Прекрасно! погляди, вот ниточкой идут,
Карл Бистром, да проси, -- еще хоть раз пройдут."
И так был потчеван Михайло от Матвея,
Матвей надоедал, Михайлы не жалея.
А уж того давно пронял цыганский пот.
Однако же еще терпенье он берет:
Сбирается с последней силой
И вот объехал всех. "Вот друга я люблю!" --
Вскричал Матвей: "За то уж чванных не терплю.
Ну посмотри ж еще разок, мой милый!"
Но тут Михайло бедный мой,
Как службу ни любил, но от беды такой,
Дав шпоры, поскакал без памяти домой,
И с той поры в Гарновский ни ногой.
Служивый, счастлив ты, если учить умеешь,
Но если перестать во время не умеешь
И в жар или в мороз о ближнем не жалеешь,
То ведай, что ученья и марши
Для всех покажутся весьма нехороши.44
Конечно тем, что дошло до потомства, не исчерпывалось литературное творчество П. Н. Многое, без сомнения, затерялось и погибло. Но в фамильных бумагах нашлось еще одно любопытное рукописное его произведение, тщательно написанное рукой его брата, цензора Вас. Никол., и им собственноручно подписанное, совершенно в ином, особом роде, доказывающее, как разнообразен был талант автора, и очень характерное для его нравственных идеалов, направления мыслей и миросозерцания. Эта пьеса под заглавием "Свет" - плод поэтической фантазии автора, идея которой навеяна известной фантастической пьесой Байрона "Тьма" (Darkness). Подобно тому, как Байрон в этом своем стихотворении нарисовал своей пылкой фантазией мрачную, ужасающую картину воображаемых последствий угасания солнца и других светил небесных и постепенного наступления на земле полной тьмы и царства смерти, так живому воображению нашего русского поэта, видевшего главнейший источник зла на земле, бедствий и горя людских в человеческой алчности, корысти и, следовательно, в деньгах, представилась, напротив, светлая фантастическая картина той жизни и тех отношений, которые наступили бы с безусловным исчезновением на земле главного источника зла и корысти, т.е. денег, с невозможностью их добывания и существования.

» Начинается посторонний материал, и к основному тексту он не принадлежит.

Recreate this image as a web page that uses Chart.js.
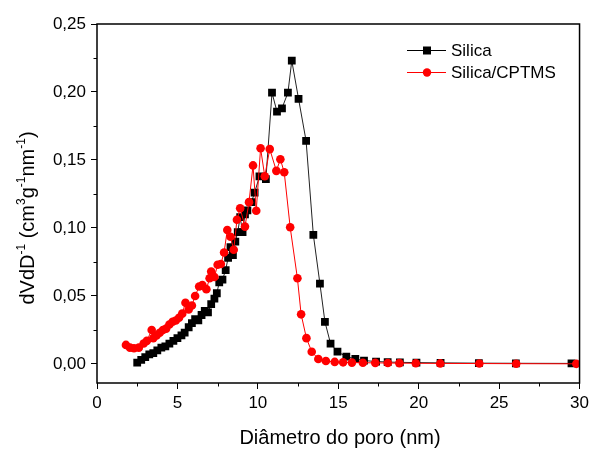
<!DOCTYPE html>
<html>
<head>
<meta charset="utf-8">
<script src="https://cdn.jsdelivr.net/npm/chart.js@4.4.1/dist/chart.umd.min.js"></script>
<style>
  html, body { margin: 0; padding: 0; background: #fff; }
</style>
</head>
<body>
<canvas id="poreChart" width="593" height="449"></canvas>
<script>
// pore size distribution
const silicaX = [2.5, 2.75, 3.0, 3.25, 3.5, 3.75, 4.0, 4.25, 4.5, 4.75, 5.0, 5.25, 5.45, 5.7, 5.9, 6.1, 6.3, 6.5, 6.7, 6.9,
  7.1, 7.3, 7.45, 7.6, 7.8, 8.0, 8.15, 8.3, 8.45, 8.6, 8.75, 8.9, 9.05, 9.2, 9.35, 9.6, 9.8, 10.1, 10.5, 10.88,
  11.19, 11.5, 11.87, 12.11, 12.53, 13.0, 13.45, 13.86, 14.17, 14.52, 14.95, 15.5, 16.06, 16.6, 17.35, 18.07, 18.83, 19.86,
  21.36, 23.74, 26.04, 29.5];
const silicaY = [0.001, 0.003, 0.005, 0.007, 0.008, 0.010, 0.012, 0.013, 0.015, 0.017, 0.019, 0.021, 0.023, 0.027, 0.030, 0.033, 0.032, 0.036, 0.039, 0.038,
  0.044, 0.048, 0.052, 0.060, 0.062, 0.069, 0.078, 0.086, 0.080, 0.090, 0.097, 0.108, 0.097, 0.110, 0.113, 0.119, 0.126, 0.138, 0.136, 0.1995,
  0.1855, 0.188, 0.1995, 0.223, 0.195, 0.164, 0.095, 0.059, 0.031, 0.015, 0.009, 0.0054, 0.0037, 0.0025, 0.0018, 0.0014, 0.0012, 0.001,
  0.0008, 0.0006, 0.0005, 0.0004];

const cptmsX = [1.8, 2.05, 2.3, 2.6, 2.9, 3.1, 3.4, 3.5, 3.7, 3.9, 4.1, 4.3, 4.5, 4.7, 4.9, 5.1, 5.3, 5.5, 5.7, 5.9,
  6.1, 6.35, 6.55, 6.8, 7.0, 7.1, 7.3, 7.5, 7.7, 7.9, 8.1, 8.3, 8.5, 8.7, 8.9, 9.2, 9.45, 9.7, 9.9, 10.17,
  10.43, 10.74, 11.15, 11.4, 11.64, 12.01, 12.46, 12.69, 13.02, 13.35, 13.76, 14.23, 14.78, 15.3, 15.85, 16.53, 17.3, 18.08,
  18.8, 19.82, 21.34, 23.77, 26.06, 29.8];
const cptmsY = [0.014, 0.012, 0.0115, 0.012, 0.015, 0.017, 0.025, 0.019, 0.021, 0.023, 0.025, 0.026, 0.029, 0.031, 0.032, 0.034, 0.037, 0.045, 0.040, 0.043,
  0.050, 0.057, 0.058, 0.055, 0.063, 0.068, 0.064, 0.073, 0.0735, 0.082, 0.0985, 0.0936, 0.084, 0.106, 0.1145, 0.101, 0.119, 0.146, 0.1127, 0.1586,
  0.138, 0.158, 0.142, 0.1505, 0.141, 0.1005, 0.063, 0.0365, 0.019, 0.009, 0.0037, 0.0022, 0.0015, 0.0012, 0.001, 0.0009, 0.0008, 0.0007,
  0.0006, 0.0005, 0.0004, 0.0003, 0.0002, 0.0001];

const seriesNames = ['Silica', 'Silica/CPTMS'];
const xTicks = [0, 5, 10, 15, 20, 25, 30];
const yTicks = [0, 0.05, 0.10, 0.15, 0.20, 0.25];
const xTitle = 'Diâmetro do poro (nm)';

const FONT = '"Liberation Sans", Arial, sans-serif';

function toPoints(xs, ys) {
    return xs.map((x, i) => ({ x: x, y: ys[i] }));
}

function line(ctx, x1, y1, x2, y2) {
    ctx.beginPath();
    ctx.moveTo(x1, y1);
    ctx.lineTo(x2, y2);
    ctx.stroke();
}

// text with superscript pieces, centred on (cx, cy)
function drawRich(ctx, parts, cx, cy, size, supSize) {
    let total = 0;
    parts.forEach(p => {
        ctx.font = (p.sup ? supSize : size) + 'px ' + FONT;
        p.w = ctx.measureText(p.t).width;
        total += p.w;
    });
    let x = cx - total / 2;
    ctx.textAlign = 'left';
    ctx.textBaseline = 'alphabetic';
    parts.forEach(p => {
        ctx.font = (p.sup ? supSize : size) + 'px ' + FONT;
        ctx.fillText(p.t, x, p.sup ? cy + size * 0.35 - size * 0.45 : cy + size * 0.35);
        x += p.w;
    });
}

const framePlugin = {
    id: 'frame',
    afterDraw(chart) {
        const ctx = chart.ctx;
        const a = chart.chartArea;
        const xs = chart.scales.x;
        const ys = chart.scales.y;
        ctx.save();
        ctx.strokeStyle = '#000';
        ctx.fillStyle = '#000';

        ctx.lineWidth = 1.5;
        ctx.strokeRect(a.left, a.top, a.right - a.left, a.bottom - a.top);

        // minor ticks
        ctx.lineWidth = 1;
        for (let v = 2.5; v < 30; v += 5) {
            const px = Math.round(xs.getPixelForValue(v)) + 0.5;
            line(ctx, px, a.bottom, px, a.bottom + 3.5);
        }
        for (let v = 0.025; v < 0.25; v += 0.05) {
            const py = Math.round(ys.getPixelForValue(v)) + 0.5;
            line(ctx, a.left - 3.5, py, a.left, py);
        }

        // x title
        ctx.font = '20px ' + FONT;
        ctx.textAlign = 'center';
        ctx.textBaseline = 'middle';
        ctx.fillText(xTitle, 340, 438);

        // y title
        ctx.save();
        ctx.translate(27, 218);
        ctx.rotate(-Math.PI / 2);
        drawRich(ctx, [
            { t: 'dVdD' }, { t: '-1', sup: true }, { t: ' (cm' }, { t: '3', sup: true },
            { t: 'g' }, { t: '-1', sup: true }, { t: 'nm' }, { t: '-1', sup: true }, { t: ')' }
        ], 0, 0, 20, 12);
        ctx.restore();

        // legend
        ctx.font = '17px ' + FONT;
        ctx.textAlign = 'left';
        ctx.textBaseline = 'middle';
        ctx.lineWidth = 1;
        ctx.strokeStyle = '#000';
        line(ctx, 407, 50.5, 446, 50.5);
        ctx.fillStyle = '#000';
        ctx.fillRect(423, 46.5, 8, 8);
        ctx.fillText(seriesNames[0], 451, 51);

        ctx.strokeStyle = '#ff0000';
        line(ctx, 407, 72.5, 446, 72.5);
        ctx.fillStyle = '#ff0000';
        ctx.beginPath();
        ctx.arc(427, 72.5, 4.2, 0, Math.PI * 2);
        ctx.fill();
        ctx.fillStyle = '#000';
        ctx.fillText(seriesNames[1], 451, 73);

        ctx.restore();
    }
};

const ctx = document.getElementById('poreChart').getContext('2d');
new Chart(ctx, {
    type: 'line',
    data: {
        datasets: [{
            label: seriesNames[0],
            data: toPoints(silicaX, silicaY),
            borderColor: '#222',
            backgroundColor: '#000',
            borderWidth: 1,
            pointStyle: 'rect',
            pointRadius: 5.5,
            pointBorderWidth: 0,
            pointBackgroundColor: '#000',
            tension: 0,
            order: 1
        }, {
            label: seriesNames[1],
            data: toPoints(cptmsX, cptmsY),
            borderColor: '#ff0000',
            backgroundColor: '#ff0000',
            borderWidth: 1,
            pointStyle: 'circle',
            pointRadius: 4.3,
            pointBorderWidth: 0,
            pointBackgroundColor: '#ff0000',
            tension: 0,
            order: 0
        }]
    },
    options: {
        responsive: false,
        animation: false,
        devicePixelRatio: 1,
        layout: { padding: { left: 0, top: 24, right: 10, bottom: 0 } },
        plugins: {
            legend: { display: false },
            tooltip: { enabled: false }
        },
        scales: {
            x: {
                type: 'linear',
                min: 0,
                max: 30,
                afterFit(s) { s.height = 66; },
                afterBuildTicks(s) { s.ticks = xTicks.map(v => ({ value: v })); },
                border: { display: false },
                grid: { drawOnChartArea: false, drawTicks: true, tickLength: 6, color: '#000', lineWidth: 1 },
                ticks: {
                    color: '#000',
                    padding: 4,
                    maxRotation: 0,
                    font: { family: FONT, size: 17 },
                    callback: v => String(v)
                }
            },
            y: {
                type: 'linear',
                min: -0.014,
                max: 0.25,
                afterFit(s) { s.width = 97; },
                afterBuildTicks(s) { s.ticks = yTicks.map(v => ({ value: v })); },
                border: { display: false },
                grid: { drawOnChartArea: false, drawTicks: true, tickLength: 6, color: '#000', lineWidth: 1 },
                ticks: {
                    color: '#000',
                    padding: 5,
                    font: { family: FONT, size: 17 },
                    callback: v => v.toFixed(2).replace('.', ',')
                }
            }
        }
    },
    plugins: [framePlugin]
});
</script>
</body>
</html>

Автор воображает себе, как вначале, очутившись без денег, люди оказались бы совершенно беспомощными, приходили бы в отчаяние и все бы в жизни их пришло в расстройство, но затем в конце концов как все изменилось бы и образовалось к общему благу и благоденствию человечества, как исчезли бы все соблазны и пороки, расцвели бы между людьми и любовь и правда, и засиял бы на земле истинный свет... Вот начало пьесы:
Я видел сон, но не во сне,
А въяве он казался мне:
Дух, демон современный свету,
Соблазн и идол богачей,
Дух научающий людей
Металлы превращать в монеты,
Корысть,
Преогорченная алчбою человека,
Явилась и рекла: отныне и до века
Не будет денег - и не быстъ!
Нет денег, нет монеты из металла,
Их нет из кож зверей,
Бумага ценность потеряла,
Нет представителей вещей!
Нет денег, но есть жизнь, есть теплота, есть свет,
Но дни и месяца и годы
Разносят все дары природы,
А денег нет... и т.д.
А вот заключительная строфа о том, к чему человечество пришло без денег:
Садами обратились грады,
Весельем люди расцвели,
К только для одной отрады
Все дышит на лице земли!
И все, что в мире - совершенство!
Изь чаши общия любви
Пьет человек свое блаженство.
А слава Богу ... - денег нет!
И истинный сияет свет...
Не стану здесь входить в критическую оценку формы и внешней стороны этого произведения. Но всяком случае, идея и содержание этого оригинального стихотворения, внушенного идеей байроновской "Тьмы", ярко характеризует свойственные Семенову высоко-гуманные и филантропические настроения и стремления, запечатленные и всеми делами и подвигами его жизни. Эти душевные настроения и пылкое желание своей личной жизнью и деятельностью быть полезным своему отечеству и народу в духе своих идеалов особенно развились и одушевляли Семенова уже в этот последний период его военной службы и жизни в Петербурге, с 1815 г. по 1820 г., когда он серьезно заболел и оставил Петербург. Сохранившийся список этого стихотворения относится к концу 1820 года.